### EXERCISE DETAILS
Find every line with "this" in it, then report how many there are and nothing more.

Source code of charts:
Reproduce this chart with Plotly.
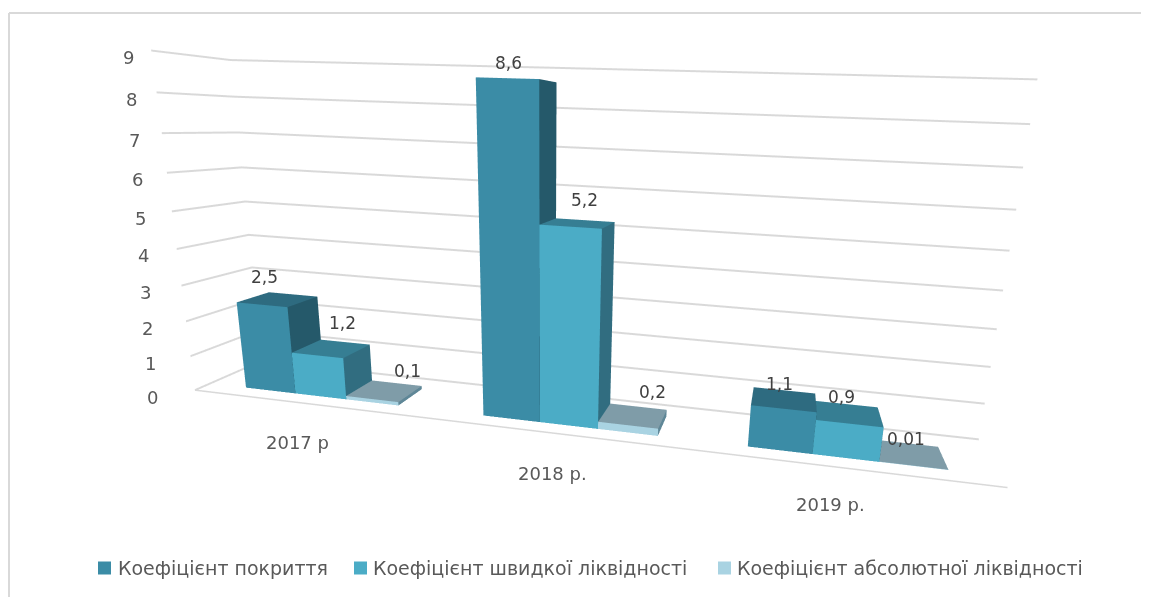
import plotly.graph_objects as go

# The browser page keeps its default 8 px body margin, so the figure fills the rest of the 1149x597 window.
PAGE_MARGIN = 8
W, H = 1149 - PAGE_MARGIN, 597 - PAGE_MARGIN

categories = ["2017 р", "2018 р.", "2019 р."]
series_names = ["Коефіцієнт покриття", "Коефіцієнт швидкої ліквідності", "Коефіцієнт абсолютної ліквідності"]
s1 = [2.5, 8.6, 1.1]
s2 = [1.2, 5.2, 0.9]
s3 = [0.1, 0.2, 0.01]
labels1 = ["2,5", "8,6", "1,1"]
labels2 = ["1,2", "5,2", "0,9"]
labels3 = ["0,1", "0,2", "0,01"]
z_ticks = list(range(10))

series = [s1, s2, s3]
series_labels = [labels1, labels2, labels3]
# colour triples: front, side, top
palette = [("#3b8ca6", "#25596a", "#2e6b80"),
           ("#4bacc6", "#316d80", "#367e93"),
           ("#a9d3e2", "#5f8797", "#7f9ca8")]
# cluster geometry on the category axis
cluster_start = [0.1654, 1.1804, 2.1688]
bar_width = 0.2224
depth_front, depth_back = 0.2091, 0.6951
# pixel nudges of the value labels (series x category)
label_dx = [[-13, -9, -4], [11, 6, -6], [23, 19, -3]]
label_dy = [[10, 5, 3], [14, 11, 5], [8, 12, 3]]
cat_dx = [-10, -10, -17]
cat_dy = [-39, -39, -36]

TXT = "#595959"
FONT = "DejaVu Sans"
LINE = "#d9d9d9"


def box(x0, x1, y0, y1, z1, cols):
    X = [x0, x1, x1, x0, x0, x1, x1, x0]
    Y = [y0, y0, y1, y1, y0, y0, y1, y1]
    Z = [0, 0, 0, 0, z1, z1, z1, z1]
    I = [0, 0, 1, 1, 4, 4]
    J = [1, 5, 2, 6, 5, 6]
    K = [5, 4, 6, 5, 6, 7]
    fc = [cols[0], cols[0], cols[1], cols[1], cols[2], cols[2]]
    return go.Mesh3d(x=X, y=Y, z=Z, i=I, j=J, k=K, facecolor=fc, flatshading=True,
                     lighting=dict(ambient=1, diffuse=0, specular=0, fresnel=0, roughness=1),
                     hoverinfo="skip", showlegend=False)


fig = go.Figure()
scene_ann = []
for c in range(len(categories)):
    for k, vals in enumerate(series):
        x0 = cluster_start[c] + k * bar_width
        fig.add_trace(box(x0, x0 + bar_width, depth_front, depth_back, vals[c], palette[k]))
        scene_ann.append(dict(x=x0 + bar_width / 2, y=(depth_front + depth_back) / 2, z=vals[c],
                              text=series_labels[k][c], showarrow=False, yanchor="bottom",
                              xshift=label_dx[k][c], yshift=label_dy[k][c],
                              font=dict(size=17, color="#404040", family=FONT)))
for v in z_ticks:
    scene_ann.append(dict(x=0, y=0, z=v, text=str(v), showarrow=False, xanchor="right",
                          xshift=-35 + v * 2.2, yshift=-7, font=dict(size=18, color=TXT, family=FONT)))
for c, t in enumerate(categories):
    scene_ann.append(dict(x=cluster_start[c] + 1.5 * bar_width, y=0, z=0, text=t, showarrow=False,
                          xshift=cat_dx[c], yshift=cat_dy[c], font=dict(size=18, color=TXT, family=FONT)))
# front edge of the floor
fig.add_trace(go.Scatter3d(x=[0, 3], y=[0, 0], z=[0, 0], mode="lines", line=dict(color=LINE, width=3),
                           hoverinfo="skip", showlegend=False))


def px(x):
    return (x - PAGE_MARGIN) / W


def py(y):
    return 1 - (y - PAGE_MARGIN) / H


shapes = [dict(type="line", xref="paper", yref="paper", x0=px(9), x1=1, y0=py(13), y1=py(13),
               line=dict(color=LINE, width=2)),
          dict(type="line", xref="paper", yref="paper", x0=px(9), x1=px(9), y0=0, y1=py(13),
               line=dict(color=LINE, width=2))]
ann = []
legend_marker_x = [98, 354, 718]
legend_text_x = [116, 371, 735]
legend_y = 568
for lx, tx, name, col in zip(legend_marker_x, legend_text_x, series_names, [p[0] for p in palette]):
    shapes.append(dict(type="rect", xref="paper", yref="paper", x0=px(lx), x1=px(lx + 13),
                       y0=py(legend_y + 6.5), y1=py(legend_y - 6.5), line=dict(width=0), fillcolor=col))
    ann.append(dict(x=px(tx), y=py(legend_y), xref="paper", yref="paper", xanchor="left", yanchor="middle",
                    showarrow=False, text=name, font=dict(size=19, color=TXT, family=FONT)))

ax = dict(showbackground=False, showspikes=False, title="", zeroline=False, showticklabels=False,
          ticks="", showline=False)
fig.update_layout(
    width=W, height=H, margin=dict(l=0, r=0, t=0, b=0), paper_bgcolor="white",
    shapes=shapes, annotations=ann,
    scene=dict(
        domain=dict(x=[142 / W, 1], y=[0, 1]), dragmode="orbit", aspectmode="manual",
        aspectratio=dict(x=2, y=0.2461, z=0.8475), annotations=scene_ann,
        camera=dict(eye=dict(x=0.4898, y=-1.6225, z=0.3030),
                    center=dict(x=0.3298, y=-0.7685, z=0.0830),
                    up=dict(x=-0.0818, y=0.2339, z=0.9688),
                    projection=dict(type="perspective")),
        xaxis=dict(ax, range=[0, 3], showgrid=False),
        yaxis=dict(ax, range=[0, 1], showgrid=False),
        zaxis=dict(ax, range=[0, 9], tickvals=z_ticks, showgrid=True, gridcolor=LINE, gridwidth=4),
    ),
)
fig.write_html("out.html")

* * *

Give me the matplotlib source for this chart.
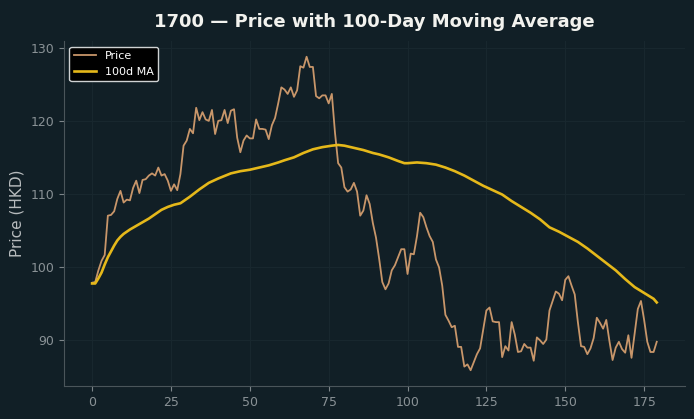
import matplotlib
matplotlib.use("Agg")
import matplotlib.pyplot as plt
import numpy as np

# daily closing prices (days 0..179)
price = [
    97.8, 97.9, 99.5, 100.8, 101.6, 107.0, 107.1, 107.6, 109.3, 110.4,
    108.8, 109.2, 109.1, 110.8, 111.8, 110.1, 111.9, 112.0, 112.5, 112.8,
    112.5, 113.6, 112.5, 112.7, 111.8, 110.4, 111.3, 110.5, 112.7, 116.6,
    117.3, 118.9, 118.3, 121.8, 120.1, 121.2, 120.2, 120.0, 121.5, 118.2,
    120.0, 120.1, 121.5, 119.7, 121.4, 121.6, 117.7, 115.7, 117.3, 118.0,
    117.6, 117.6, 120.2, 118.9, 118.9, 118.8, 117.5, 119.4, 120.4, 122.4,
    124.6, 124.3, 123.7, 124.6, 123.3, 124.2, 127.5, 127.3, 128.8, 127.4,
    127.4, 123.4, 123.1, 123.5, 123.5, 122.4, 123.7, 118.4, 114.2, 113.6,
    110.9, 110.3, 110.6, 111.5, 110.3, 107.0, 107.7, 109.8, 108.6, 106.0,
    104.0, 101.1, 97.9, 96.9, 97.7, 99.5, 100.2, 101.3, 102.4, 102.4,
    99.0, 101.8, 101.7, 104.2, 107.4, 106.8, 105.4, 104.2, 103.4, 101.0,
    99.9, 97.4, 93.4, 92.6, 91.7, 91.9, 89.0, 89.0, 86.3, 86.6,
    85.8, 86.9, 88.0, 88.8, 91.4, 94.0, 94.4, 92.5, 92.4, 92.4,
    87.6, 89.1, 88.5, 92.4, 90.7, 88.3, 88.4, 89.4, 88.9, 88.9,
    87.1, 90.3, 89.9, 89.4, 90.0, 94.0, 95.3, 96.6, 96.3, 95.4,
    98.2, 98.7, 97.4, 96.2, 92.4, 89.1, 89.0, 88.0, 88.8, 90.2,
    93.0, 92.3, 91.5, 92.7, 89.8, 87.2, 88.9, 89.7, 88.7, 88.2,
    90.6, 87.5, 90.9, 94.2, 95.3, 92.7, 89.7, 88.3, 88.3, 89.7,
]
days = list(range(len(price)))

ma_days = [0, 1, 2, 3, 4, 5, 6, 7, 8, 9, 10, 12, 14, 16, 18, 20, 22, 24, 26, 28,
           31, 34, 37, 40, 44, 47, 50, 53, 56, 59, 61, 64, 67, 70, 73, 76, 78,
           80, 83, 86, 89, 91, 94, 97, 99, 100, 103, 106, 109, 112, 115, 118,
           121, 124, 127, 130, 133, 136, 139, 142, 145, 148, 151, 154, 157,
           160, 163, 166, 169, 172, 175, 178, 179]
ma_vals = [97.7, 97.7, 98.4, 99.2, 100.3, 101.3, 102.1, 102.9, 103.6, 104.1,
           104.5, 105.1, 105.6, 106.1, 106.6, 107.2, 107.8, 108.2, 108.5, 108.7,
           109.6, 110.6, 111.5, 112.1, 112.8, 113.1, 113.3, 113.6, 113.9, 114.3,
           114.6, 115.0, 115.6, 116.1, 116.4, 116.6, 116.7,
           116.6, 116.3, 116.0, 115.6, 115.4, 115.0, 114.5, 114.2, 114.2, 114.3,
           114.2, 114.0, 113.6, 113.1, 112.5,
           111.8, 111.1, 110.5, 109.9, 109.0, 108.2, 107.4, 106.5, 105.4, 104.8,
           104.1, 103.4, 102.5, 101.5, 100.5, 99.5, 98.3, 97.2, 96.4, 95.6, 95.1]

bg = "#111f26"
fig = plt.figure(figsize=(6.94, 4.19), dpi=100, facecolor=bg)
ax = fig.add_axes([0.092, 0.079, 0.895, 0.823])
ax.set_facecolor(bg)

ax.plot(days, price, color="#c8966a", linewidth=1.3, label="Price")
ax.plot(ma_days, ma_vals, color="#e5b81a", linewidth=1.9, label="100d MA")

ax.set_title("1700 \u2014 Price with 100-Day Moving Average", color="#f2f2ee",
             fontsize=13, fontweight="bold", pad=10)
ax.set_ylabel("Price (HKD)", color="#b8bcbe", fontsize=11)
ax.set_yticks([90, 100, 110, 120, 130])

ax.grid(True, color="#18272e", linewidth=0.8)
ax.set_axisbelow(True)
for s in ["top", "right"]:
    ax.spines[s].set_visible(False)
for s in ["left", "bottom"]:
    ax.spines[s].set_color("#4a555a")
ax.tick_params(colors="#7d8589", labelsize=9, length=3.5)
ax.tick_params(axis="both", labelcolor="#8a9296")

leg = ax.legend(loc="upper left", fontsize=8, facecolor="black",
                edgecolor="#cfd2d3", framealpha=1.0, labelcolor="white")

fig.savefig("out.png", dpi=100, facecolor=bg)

### WRITTEN ANSWER
2